A Pew Research Center survey published in May of 2021 revealed that 31% of American adults say they are “almost constantly” online. Nomophobia, the fear of being separated from your mobile phone, is an actual medical diagnosis, as is “ringxiety” (the uncanny feeling that always, somewhere, your phone is ringing) and “technostress” (the stress of adapting to new technologies, and/or the overidentification with them).

Technological advancements have fundamentally altered human life across the globe, and there aren’t any signs of it slowing down. But—that’s not to say you can’t.

Restoring Balance

“If we have such an urgent need to block out the world,” writes Kyle Chayka in his book The Longing for Less, “something must be seriously wrong.” Chayka is reflecting on the growing popularity of digital detox events, recalling his experience at a weeklong tech-free retreat in rural Switzerland. “It culminated in a joyous epiphany one day…but all told it wasn’t an experience I would choose to repeat (too many mosquitoes), nor was it particularly convenient to drop out of the rest of my life in order to do it.”

Chayka is right to point out that the answer to a healthy relationship with technology (or anything) is not a binge and purge cycle. Detoxes and cleanses are great for abruptly interrupting undesired behaviors, but again, in their very name they imply that we are living with toxicity most of the time.

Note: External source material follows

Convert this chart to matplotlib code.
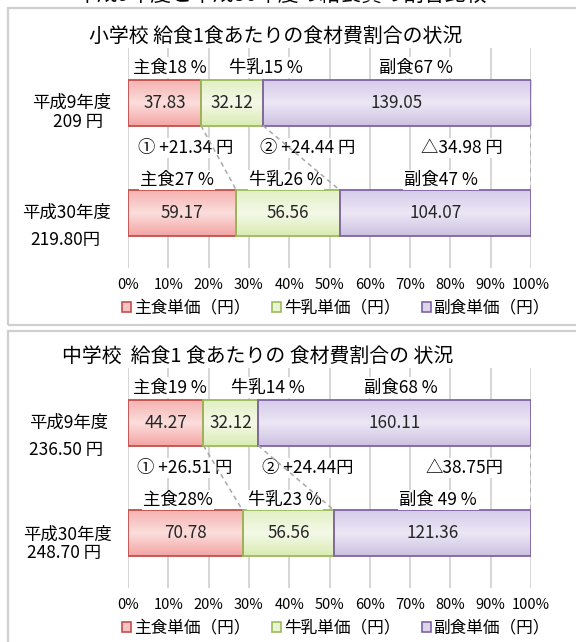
import matplotlib
matplotlib.use('Agg')
import matplotlib.pyplot as plt
import numpy as np
from matplotlib.colors import LinearSegmentedColormap
from matplotlib.patches import Rectangle, Patch

plt.rcParams['font.family'] = ['Noto Sans CJK JP', 'DejaVu Sans']

W, H = 576, 642

# ---------------- data ----------------
series_names = ['主食単価（円）', '牛乳単価（円）', '副食単価（円）']
years = ['平成9年度', '平成30年度']

elem_staple = [37.83, 59.17]
elem_milk = [32.12, 56.56]
elem_side = [139.05, 104.07]
elem_totals = ['209 円', '219.80円']
elem_title = '小学校 給食1食あたりの食材費割合の状況'
elem_pct_top = ['主食18 %', '牛乳15 %', '副食67 %']
elem_diff = ['① +21.34 円', '② +24.44 円', '△34.98 円']
elem_pct_bottom = ['主食27 %', '牛乳26 %', '副食47 %']

junior_staple = [44.27, 70.78]
junior_milk = [32.12, 56.56]
junior_side = [160.11, 121.36]
junior_totals = ['236.50 円', '248.70 円']
junior_title = '中学校  給食1 食あたりの 食材費割合の 状況'
junior_pct_top = ['主食19 %', '牛乳14 %', '副食68 %']
junior_diff = ['① +26.51 円', '② +24.44円', '△38.75円']
junior_pct_bottom = ['主食28%', '牛乳23 %', '副食 49 %']

tick_values = [0, 10, 20, 30, 40, 50, 60, 70, 80, 90, 100]
tick_labels = ['0%', '10%', '20%', '30%', '40%', '50%', '60%', '70%', '80%', '90%', '100%']

page_title = '平成9年度と平成30年度の給食費の割合比較'

# ---------------- style ----------------
edge_colors = ['#c0504d', '#9bbb59', '#8064a2']
face_colors = ['#f7c3c2', '#e9f4d2', '#ddd5ec']
grad_stops = [
    ['#f5b2b0', '#fbdedd', '#f3a4a2'],
    ['#e2f0c4', '#f4f9e8', '#d9ebb2'],
    ['#d5cbe9', '#ece7f5', '#cdc1e2'],
]
BAR_H = 0.41


def fx(x):
    return x / W


def fy(y):
    return 1 - y / H


fig = plt.figure(figsize=(W / 100, H / 100), dpi=100)

# panel frames
fig.patches.append(Rectangle((fx(8), fy(325)), fx(600 - 8), (325 - 8) / H,
                             transform=fig.transFigure, fill=False,
                             ec='#cfcfcf', lw=1.6))
fig.patches.append(Rectangle((fx(8), fy(720)), fx(600 - 8), (720 - 331) / H,
                             transform=fig.transFigure, fill=False,
                             ec='#cfcfcf', lw=1.6))

fig.text(fx(282), fy(-5.5), page_title, ha='center', va='center', fontsize=15)


def draw_panel(top_px, staple, milk, side, totals, title, title_x,
               pct_top, diff, pct_bottom, lab_pos, cat_pos):
    ax = fig.add_axes([fx(128), fy(top_px + 220), 403 / W, 220 / H])
    vals = np.array([staple, milk, side], dtype=float)  # shape (3, 2)
    tot = vals.sum(axis=0)
    pct = vals / tot * 100
    left = np.zeros(2)
    ypos = np.arange(len(years))
    bounds = []
    handles = []
    for i in range(3):
        bars = ax.barh(ypos, pct[i], left=left, height=BAR_H,
                       color=face_colors[i], edgecolor='none', zorder=2)
        cmap = LinearSegmentedColormap.from_list('g%d' % i, grad_stops[i])
        grad = np.linspace(0, 1, 64).reshape(-1, 1)
        for p in bars.patches:
            x0, y0 = p.get_x(), p.get_y()
            w, h = p.get_width(), p.get_height()
            im = ax.imshow(grad, extent=(x0, x0 + w, y0 + h, y0),
                           origin='upper', aspect='auto', cmap=cmap,
                           zorder=2.1, interpolation='bilinear')
            im.set_clip_path(p)
        ax.barh(ypos, pct[i], left=left, height=BAR_H, color='none',
                edgecolor=edge_colors[i], lw=1.3, zorder=2.2)
        for j in range(2):
            ax.text(left[j] + pct[i][j] / 2, ypos[j], f'{vals[i][j]:.2f}',
                    ha='center', va='center', fontsize=12.3,
                    color='#262626', zorder=3)
        left = left + pct[i]
        bounds.append(left.copy())
        handles.append(Patch(facecolor=face_colors[i], edgecolor=edge_colors[i], lw=1.2))

    # series lines
    for b in bounds:
        ax.plot([b[0], b[1]], [ypos[0] + BAR_H / 2, ypos[1] - BAR_H / 2],
                ls=(0, (3, 2.5)), color='#a8a8a8', lw=1.1, zorder=5)

    ax.set_xlim(0, 100)
    ax.set_ylim(1.5, -0.5)
    ax.set_xticks(tick_values)
    ax.set_xticklabels(tick_labels, fontsize=10.5)
    ax.set_yticks([])
    ax.tick_params(axis='x', length=0, pad=7)
    for s in ax.spines.values():
        s.set_visible(False)
    ax.grid(axis='x', color='#d3d3d3', lw=1.3, zorder=0)
    ax.set_axisbelow(True)

    rows = [(-0.32, pct_top), (0.41, diff), (0.70, pct_bottom)]
    for (yv, labels), xs in zip(rows, lab_pos):
        for s, xv in zip(labels, xs):
            ax.text(xv, yv, s, ha='center', va='center', fontsize=12.5,
                    zorder=4,
                    bbox=dict(facecolor='white', edgecolor='none', pad=1.0))

    fig.text(fx(title_x), fy(top_px - 12), title, ha='center', va='center',
             fontsize=14.3)

    for (xc, yc, ha), s in zip(cat_pos, [years[0], totals[0], years[1], totals[1]]):
        fig.text(fx(xc), fy(top_px + yc), s, ha=ha, va='center', fontsize=12.5)

    fig.legend(handles, series_names, loc='center',
               bbox_to_anchor=(fx(336), fy(top_px + 260)),
               bbox_transform=fig.transFigure, ncol=3, frameon=False,
               fontsize=12, handlelength=0.55, handleheight=0.55,
               handletextpad=0.15, columnspacing=1.3, borderpad=0)
    return ax


draw_panel(48, elem_staple, elem_milk, elem_side, elem_totals, elem_title, 276,
           elem_pct_top, elem_diff, elem_pct_bottom,
           lab_pos=[[10.4, 34.2, 71.5], [14.4, 44.7, 82.9], [12.2, 39.2, 77.7]],
           cat_pos=[(72, 55, 'center'), (78, 74, 'center'),
                    (66, 165, 'center'), (65, 192, 'center')])

draw_panel(368, junior_staple, junior_milk, junior_side, junior_totals, junior_title, 258,
           junior_pct_top, junior_diff, junior_pct_bottom,
           lab_pos=[[10.4, 34.7, 67.7], [14.1, 44.7, 83.6], [12.4, 39.0, 77.0]],
           cat_pos=[(29, 55, 'left'), (29, 82, 'left'),
                    (23, 167, 'left'), (27, 185, 'left')])

fig.savefig('out.png', dpi=100)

Instead of moving from one extreme to another, why not make the whole of everyday life better? Here are a few ideas in the spirit of equilibrium.

Less is More

  • Bookend your day with one hour of tech-free time after waking up in the morning and before sleeping at night. Remember what an interval feels like.
  • Leave your phone at home for short walks and bike rides, especially if you’re using the time to connect with your partner, kids, a friend, and certainly yourself!
  • Make a concerted effort to stop phubbing the people you love. In an On Being podcast episode, host Krista Tippett interviewed acclaimed couple’s therapist Esther Perel. Perel didn’t address phubbing by name, but she did drop “ambiguous loss” (the grief of having physical presence with emotional absence) as a common affliction in contemporary partnerships. You don’t need a psych degree to see how that syncs up with said phubs.
  • Hold fast the boundary between inspiration-seeking and consuming. What begins as an innocent dip into the feed to get ideas flowing can quickly stymy any and all creative energy. If you want to make something, make it. Make it new. Make it yours. Make it without the omnipresent algorithm. 
  • Consider adopting a weekly day of tech rest. You don’t have to be religious to benefit from a sabbath. If filling your time with non-virtual activities feels daunting (no judgement), check out the resources from Screen-Free Saturdays. Just don’t forget to print them out or write them down before the day begins!
  • Don’t take your phone—and its accompanying threat vigilance—to bed with you. Sleeping is better, and waking up will be too. Right this way, please.

Adaptation

A few years ago, a friend told me human anatomy was evolving so that the C7 vertebrae at the base of the neck would soon (how soon?) become a horn—an extension of the skeleton to counterbalance the head-hung-low stance of our “almost constant” scrolling. The image of it chilled me, literally to my bones. Not surprisingly, we couldn’t trace my friend’s digital footprints back to whatever source on whatever site in the infinity to confirm if this hypothesis was anything more than unscientific sensationalism (i.e. the internet once again serving up the anxiety of a very clear and certain maybe??).

That it could be speculated was enough for me, seating something deeply unnerving that needed attention. With the scaffolding of global life completely reconstituted by technology, why do we expect to be unchanged? We are and will continue to be. But, we can always readjust our posture. Gordon Gekko was a villain, let him grow the horn.